--- Dataset entries ---
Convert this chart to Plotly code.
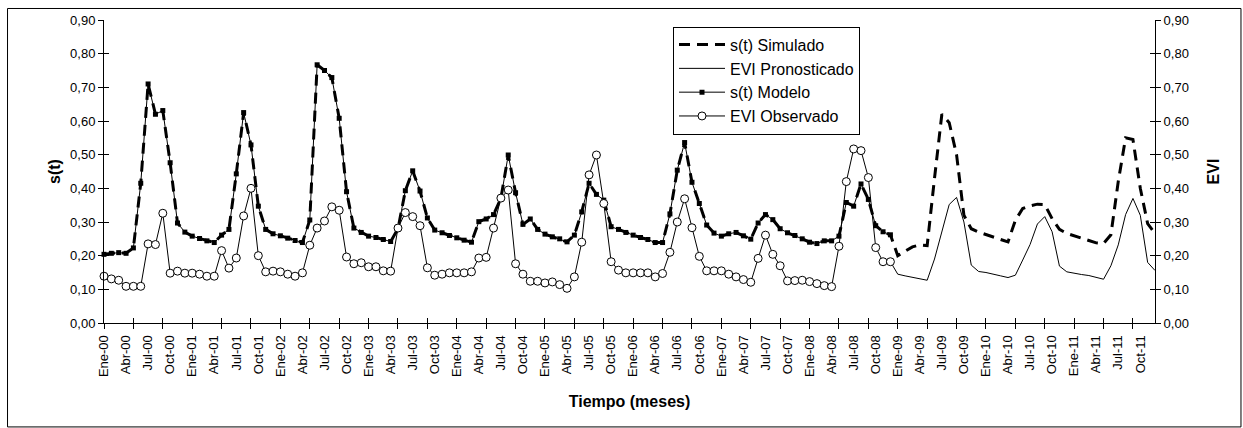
import plotly.graph_objects as go

# Month index (0 = Ene-00 ... 143 = Dic-11)
meses_modelo = list(range(0, 108))
meses_simulado_pron = list(range(108, 144))
meses_pronostico = list(range(107, 144))

s_modelo = [
    0.204, 0.207, 0.209, 0.207, 0.223, 0.415, 0.710, 0.620, 0.631, 0.476, 0.297, 0.270,
    0.258, 0.251, 0.244, 0.239, 0.261, 0.278, 0.443, 0.625, 0.529, 0.347, 0.278, 0.265,
    0.259, 0.252, 0.245, 0.239, 0.306, 0.767, 0.750, 0.729, 0.608, 0.390, 0.282, 0.269,
    0.258, 0.254, 0.248, 0.242, 0.280, 0.393, 0.452, 0.392, 0.312, 0.276, 0.268, 0.260,
    0.253, 0.246, 0.240, 0.301, 0.309, 0.322, 0.370, 0.499, 0.387, 0.293, 0.309, 0.278,
    0.264, 0.256, 0.250, 0.241, 0.261, 0.330, 0.415, 0.382, 0.365, 0.286, 0.278, 0.269,
    0.261, 0.254, 0.248, 0.239, 0.239, 0.324, 0.454, 0.536, 0.418, 0.355, 0.291, 0.267,
    0.258, 0.265, 0.269, 0.259, 0.249, 0.297, 0.322, 0.307, 0.280, 0.268, 0.260, 0.250,
    0.240, 0.236, 0.244, 0.244, 0.258, 0.358, 0.347, 0.413, 0.367, 0.289, 0.271, 0.262,
]

s_simulado_pron = [
    0.200, 0.212, 0.226, 0.232, 0.230, 0.430, 0.620, 0.595, 0.500, 0.320, 0.280, 0.270,
    0.262, 0.255, 0.248, 0.241, 0.305, 0.340, 0.348, 0.353, 0.352, 0.310, 0.278, 0.266,
    0.258, 0.252, 0.245, 0.238, 0.236, 0.262, 0.420, 0.550, 0.545, 0.400, 0.295, 0.266,
]

evi_observado = [
    0.139, 0.131, 0.127, 0.109, 0.109, 0.109, 0.235, 0.233, 0.326, 0.148, 0.154, 0.148,
    0.148, 0.145, 0.139, 0.139, 0.215, 0.163, 0.193, 0.318, 0.400, 0.200, 0.152, 0.154,
    0.152, 0.145, 0.139, 0.149, 0.231, 0.282, 0.303, 0.345, 0.335, 0.196, 0.176, 0.179,
    0.167, 0.167, 0.155, 0.154, 0.282, 0.328, 0.316, 0.289, 0.164, 0.142, 0.145, 0.149,
    0.149, 0.149, 0.152, 0.193, 0.195, 0.282, 0.371, 0.395, 0.176, 0.145, 0.124, 0.124,
    0.119, 0.122, 0.114, 0.103, 0.137, 0.240, 0.440, 0.499, 0.355, 0.182, 0.157, 0.149,
    0.149, 0.149, 0.149, 0.137, 0.147, 0.210, 0.300, 0.369, 0.283, 0.198, 0.155, 0.155,
    0.155, 0.145, 0.137, 0.129, 0.121, 0.192, 0.261, 0.204, 0.170, 0.125, 0.126, 0.127,
    0.123, 0.117, 0.111, 0.108, 0.228, 0.420, 0.517, 0.512, 0.432, 0.224, 0.182, 0.182,
]

evi_pronosticado = [
    0.182, 0.145, 0.140, 0.135, 0.131, 0.127, 0.190, 0.275, 0.352, 0.373, 0.300, 0.172,
    0.153, 0.150, 0.146, 0.140, 0.135, 0.142, 0.187, 0.233, 0.294, 0.316, 0.271, 0.169,
    0.152, 0.147, 0.144, 0.141, 0.136, 0.130, 0.170, 0.232, 0.322, 0.370, 0.320, 0.180,
    0.156,
]

etiquetas_meses = [
    "Ene-00", "Abr-00", "Jul-00", "Oct-00", "Ene-01", "Abr-01", "Jul-01", "Oct-01",
    "Ene-02", "Abr-02", "Jul-02", "Oct-02", "Ene-03", "Abr-03", "Jul-03", "Oct-03",
    "Ene-04", "Abr-04", "Jul-04", "Oct-04", "Ene-05", "Abr-05", "Jul-05", "Oct-05",
    "Ene-06", "Abr-06", "Jul-06", "Oct-06", "Ene-07", "Abr-07", "Jul-07", "Oct-07",
    "Ene-08", "Abr-08", "Jul-08", "Oct-08", "Ene-09", "Abr-09", "Jul-09", "Oct-09",
    "Ene-10", "Abr-10", "Jul-10", "Oct-10", "Ene-11", "Abr-11", "Jul-11", "Oct-11",
]
pos_etiquetas = list(range(0, 144, 3))
pos_marcas = list(range(0, 144, 4))

FONT = "Liberation Sans, Arial, sans-serif"
NEGRO = "#000000"

# s(t) simulado covers the whole period: model fit followed by the forecast
meses_simulado = meses_modelo + meses_simulado_pron
s_simulado = s_modelo + s_simulado_pron

fig = go.Figure()

fig.add_trace(go.Scatter(
    x=meses_simulado, y=s_simulado, name="s(t) Simulado", mode="lines",
    line=dict(color=NEGRO, width=3, dash="11px,7px"), cliponaxis=False,
))
fig.add_trace(go.Scatter(
    x=meses_pronostico, y=evi_pronosticado, name="EVI Pronosticado", mode="lines",
    line=dict(color=NEGRO, width=1), yaxis="y2", cliponaxis=False,
))
fig.add_trace(go.Scatter(
    x=meses_modelo, y=s_modelo, name="s(t) Modelo", mode="lines+markers",
    line=dict(color=NEGRO, width=1),
    marker=dict(symbol="square", size=5, color=NEGRO), cliponaxis=False,
))
fig.add_trace(go.Scatter(
    x=meses_modelo, y=evi_observado, name="EVI Observado", mode="lines+markers",
    line=dict(color=NEGRO, width=1),
    marker=dict(symbol="circle", size=8, color="white", line=dict(color=NEGRO, width=1)),
    yaxis="y2", cliponaxis=False,
))

# empty helper traces so the tick-mark-only axes are rendered
for xa, ya in (("x2", "y3"), ("x3", "y4")):
    fig.add_trace(go.Scatter(
        x=[None], y=[None], xaxis=xa, yaxis=ya, mode="lines",
        showlegend=False, hoverinfo="skip",
    ))

rango_x = [0, 143]
rango_y = [0, 0.9]
tick_font = dict(family=FONT, size=13, color=NEGRO)
title_font = dict(family=FONT, size=16, color=NEGRO, weight="bold")

fig.update_layout(
    width=1243, height=428, autosize=False,
    margin=dict(l=104, r=88, t=20, b=105),
    paper_bgcolor="white", plot_bgcolor="white",
    separators=",.",
    font=dict(family=FONT, color=NEGRO),
    showlegend=True,
    legend=dict(
        x=0.5414, y=0.978, xanchor="left", yanchor="top",
        bgcolor="white", bordercolor=NEGRO, borderwidth=1,
        font=dict(family=FONT, size=16, color=NEGRO),
        tracegroupgap=0, itemwidth=46,
    ),
    # bottom axis: line and month labels every 3 months
    xaxis=dict(
        range=rango_x, showgrid=False, zeroline=False,
        showline=True, linecolor=NEGRO, linewidth=1,
        tickmode="array", tickvals=pos_etiquetas, ticktext=etiquetas_meses,
        ticks="outside", ticklen=6, tickcolor="rgba(0,0,0,0)",
        tickangle=-90, tickfont=tick_font,
        title=dict(text="Tiempo (meses)", font=title_font, standoff=19),
    ),
    # outward half of the crossing tick marks every 4 months
    xaxis2=dict(
        overlaying="x", anchor="y", side="bottom", range=rango_x,
        showgrid=False, zeroline=False, showline=False,
        tickmode="array", tickvals=pos_marcas, ticks="outside", ticklen=5,
        tickcolor=NEGRO, showticklabels=False,
    ),
    # inward half of the crossing tick marks
    xaxis3=dict(
        overlaying="x", anchor="y", side="bottom", range=rango_x,
        showgrid=False, zeroline=False, showline=False,
        tickmode="array", tickvals=pos_marcas, ticks="inside", ticklen=5,
        tickcolor=NEGRO, showticklabels=False,
    ),
    yaxis=dict(
        range=rango_y, showgrid=False, zeroline=False,
        showline=True, linecolor=NEGRO, linewidth=1,
        tickmode="linear", tick0=0, dtick=0.1, tickformat=".2f",
        ticks="outside", ticklen=5, tickcolor=NEGRO, tickfont=tick_font,
        title=dict(text="s(t)", font=title_font, standoff=5),
    ),
    yaxis2=dict(
        overlaying="y", anchor="x", side="right", range=rango_y,
        showgrid=False, zeroline=False,
        showline=True, linecolor=NEGRO, linewidth=1,
        tickmode="linear", tick0=0, dtick=0.1, tickformat=".2f",
        ticks="outside", ticklen=5, tickcolor=NEGRO, tickfont=tick_font,
        title=dict(text="EVI", font=title_font, standoff=19),
    ),
    yaxis3=dict(
        overlaying="y", anchor="x", side="left", range=rango_y,
        showgrid=False, zeroline=False, showline=False,
        tickmode="linear", tick0=0, dtick=0.1,
        ticks="inside", ticklen=5, tickcolor=NEGRO, showticklabels=False,
    ),
    yaxis4=dict(
        overlaying="y", anchor="x", side="right", range=rango_y,
        showgrid=False, zeroline=False, showline=False,
        tickmode="linear", tick0=0, dtick=0.1,
        ticks="inside", ticklen=5, tickcolor=NEGRO, showticklabels=False,
    ),
    shapes=[dict(
        type="rect", xref="paper", yref="paper",
        x0=-0.0918, x1=1.0818, y0=-0.343, y1=1.038,
        line=dict(color=NEGRO, width=1), fillcolor="rgba(0,0,0,0)", layer="below",
    )],
)

fig.write_html("out.html")
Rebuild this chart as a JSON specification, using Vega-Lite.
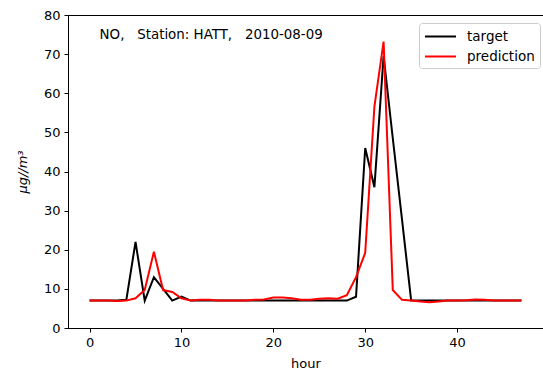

--- Required work ---
Give back exactly the lines from the first line of the data through the line with "meses_pronostico = list(range(107, 144))", pictures excluded.

--- Worked solution ---
Convert this chart to Plotly code.
import plotly.graph_objects as go

# Month index (0 = Ene-00 ... 143 = Dic-11)
meses_modelo = list(range(0, 108))
meses_simulado_pron = list(range(108, 144))
meses_pronostico = list(range(107, 144))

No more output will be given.